Kto przegapił pierwsze pół godziny meczu, nie ma czego żałować. Nazwanie tego okresu meczu kopaniną jest delikatnym określeniem. Wyjątkowy marazm postanowił przełamać Łukasik oddający piłkę Porębie, a ten zagrał na czystą pozycję do Slisza, który zaś został powalony w polu karnym przez Augustyna. Sędzia Stefański nie miał wątpliwości i podyktował „jedenastkę”. Karnego na gola spokojnie zamienił Starzyński. Subtelny ryk radości kibiców „Miedziowych” obudził zespół Piotra Stokowca. Sasa Balić chyba poczuł się wdzięczność w stosunku do lechitów, dając prezent podobnego kalibru co Łukasik. Goście jednak go nie wykorzystali, bo strzał Paixao zablokował Kopacz. Druga próba Lechii była już bardziej udana. Wrzutkę Mladenovicia na gola zamienił wychowanek Zagłębia Jarosław Kubicki. W tym sezonie to już jego trzecie trafienie, ale okazywał jak z tego tytułu jak najmniej radości.
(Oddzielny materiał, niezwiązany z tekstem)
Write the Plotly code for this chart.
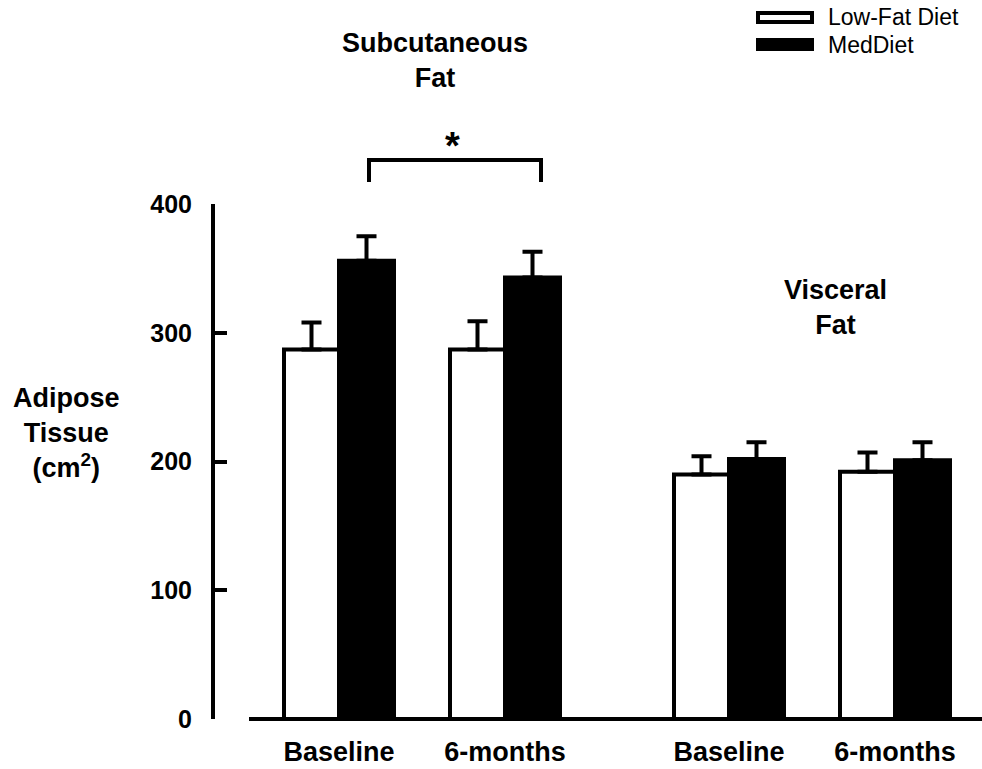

Zanim na dobre II połowa się rozpoczęła, to Dusan Kuciak postanowił na ryzykowną zagrywkę. Otóż wyszedł na 30 metr od bramki, żeby spacyfikować świetne podanie Starzyńskiego. Odbiorca tego podania Tuszyński, wprawdzie ominął bramkarza, ale Nalepa zatrzymał zapędy 29-latka i z akcji było nici. Następnie z bliskiej odległości uderzał Flavio Paixao, ale Portugalczyk strzelił nad bramką. Oba zespoły były zupełnie niekonkretne i taki stan rzeczy trwał aż do 82. minuty. Wtedy obrońcom urwał się Pawłowski i zagrał płaską piłkę w kierunku wbiegającego Bohara, a ten wpakował piłkę do siatki z najbliższej odległości. Najlepszą okazję do wyrównania Lechia miała w ostatniej akcji meczu, jednak Flavio Paixao znowu spudłował z bliskiej odległości. Lider, który roztopił swoją przewagę do 4 punktów w następnej serii spotkań zmierzy się u siebie z Wisłą Płock. „Miedziowi” za to pojadą do twierdzy Szczecin, gdzie motywacji zabraknąć nie powinno. Strata Zagłębia do ósmej Korony Kielce to już tylko 3 punkty.